Corny

“I’m as corny as Kansas in August”, is a famous lyric from the musical South Pacific. We are corny now as well. At the moment I am looking out my kitchen window at acres of corn marching in tidy rows.

That corn wouldn’t exist naturally in the wild; it’s a human invention. About 9,000 years ago, native people in Mexico took a wild grass called teosinte which had hard little kernels and figured out how to breed it into what is now the world’s number one food crop. Corn, more correctly called maize, provides nutrition for about twenty percent of the world’s population.

In its various forms, field, popcorn, sweet and seed, corn is America’s largest crop. Forty percent of the world’s corn is grown in America, more than in any other country. And eighty-seven percent of that corn is grown using only natural rainfall.

President Dwight Eisenhower retired to a working farm and said, “Farming looks mighty easy when your plow is a pencil and you’re a thousand miles from a cornfield.”

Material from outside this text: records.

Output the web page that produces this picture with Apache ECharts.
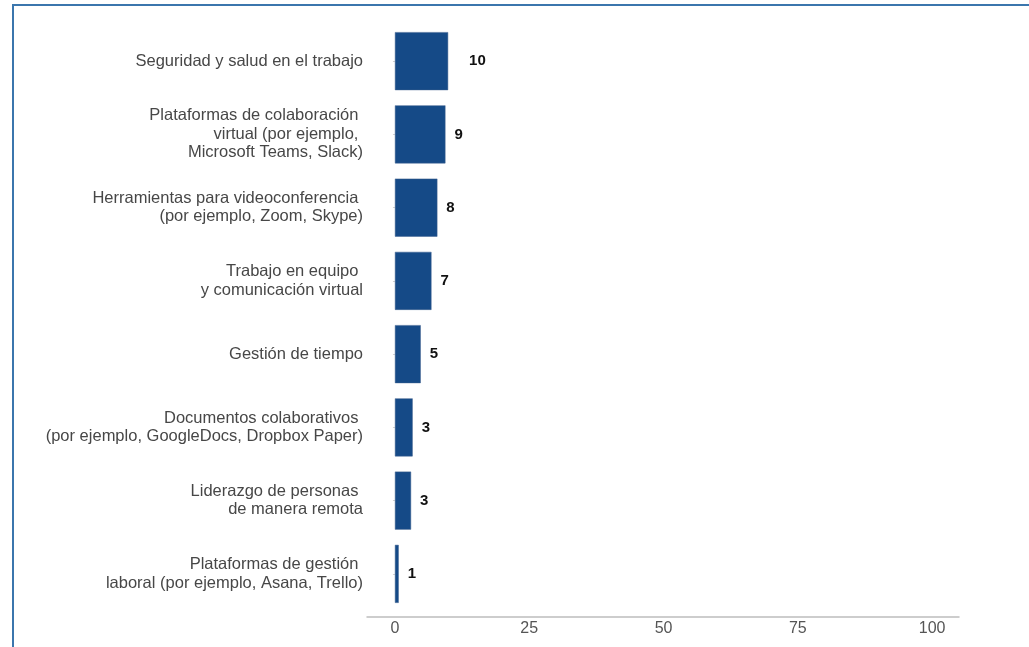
<!DOCTYPE html>
<html>
<head>
<meta charset="utf-8">
<script src="https://cdn.jsdelivr.net/npm/echarts@6/dist/echarts.min.js"></script>
<style>
  html, body { margin: 0; padding: 0; background: #fff; }
  #chart { width: 1029px; height: 647px; }
</style>
</head>
<body>
<div id="chart"></div>
<script>
const categories = [
  "Seguridad y salud en el trabajo",
  "Plataformas de colaboración \nvirtual (por ejemplo, \nMicrosoft Teams, Slack)",
  "Herramientas para videoconferencia \n(por ejemplo, Zoom, Skype)",
  "Trabajo en equipo \ny comunicación virtual",
  "Gestión de tiempo",
  "Documentos colaborativos \n(por ejemplo, GoogleDocs, Dropbox Paper)",
  "Liderazgo de personas \nde manera remota",
  "Plataformas de gestión \nlaboral (por ejemplo, Asana, Trello)"
];
const values = [9.9, 9.4, 7.9, 6.8, 4.8, 3.3, 3.0, 0.7];
const valueLabels = ["10", "9", "8", "7", "5", "3", "3", "1"];
const xTicks = [0, 25, 50, 75, 100];

const chart = echarts.init(document.getElementById('chart'), null, { renderer: 'canvas' });
const FONT = '"Liberation Sans", Arial, sans-serif';

chart.setOption({
  animation: false,
  backgroundColor: '#ffffff',
  graphic: [{
    type: 'rect',
    shape: { x: 13, y: 5, width: 1200, height: 800 },
    style: { fill: 'none', stroke: '#3b76ad', lineWidth: 2 },
    silent: true
  }],
  grid: { left: 367, right: 70, top: 24.5, bottom: 36.5, containLabel: false },
  xAxis: {
    type: 'value',
    min: -5.2,
    max: 105,
    offset: 6.5,
    splitLine: { show: false },
    axisTick: { show: false },
    axisLine: { show: true, lineStyle: { color: '#bdbdbd', width: 1.5 } },
    axisLabel: {
      customValues: xTicks,
      color: '#555555',
      fontSize: 16,
      fontFamily: FONT,
      margin: 4
    }
  },
  yAxis: {
    type: 'category',
    inverse: true,
    data: categories,
    axisLine: { show: false },
    axisTick: { show: true, alignWithLabel: true, length: 2, lineStyle: { color: '#d0d0d0' } },
    axisLabel: {
      color: '#474747',
      fontSize: 16.5,
      fontFamily: FONT,
      lineHeight: 18.5,
      margin: 4,
      align: 'right'
    }
  },
  series: [{
    type: 'bar',
    data: values.map((v, i) => ({
      value: v,
      label: { distance: i === 0 ? 21 : 9 }
    })),
    barWidth: 58,
    itemStyle: { color: '#154a87', borderColor: '#3c5f8c', borderWidth: 0.5 },
    label: {
      show: true,
      position: 'right',
      formatter: p => valueLabels[p.dataIndex],
      color: '#111111',
      fontWeight: 'bold',
      fontSize: 15,
      fontFamily: FONT
    }
  }]
});
</script>
</body>
</html>
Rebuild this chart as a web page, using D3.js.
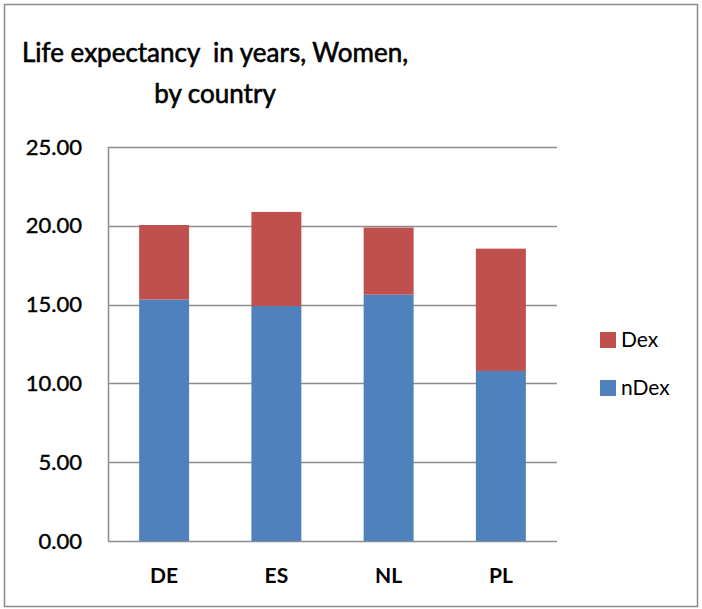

As a child, I thought every field of corn I saw was sweet corn just waiting to be brought to our farmers’ market. My mother soon set me somewhat straight saying, “That’s only for cows.” She also told me why we ate it immediately after bringing it home…..the sugar quickly turns to starch and the flavor is lost.

My husband, who grew up in a farm family, taught me how to buy sweet corn. Shortly after we were married, I proudly came home with corn sporting large, deep yellow kernels. Next time, he gently told me, look for small kernels and a creamy yellow color.

It is now the apex of summer and the sweet corn is in. So get out the big kettle, melt the butter and put a big stack of paper napkins on the table. A sweet corn dinner is the ultimate, messy grease feast. Add a leaf lettuce salad to assuage guilt.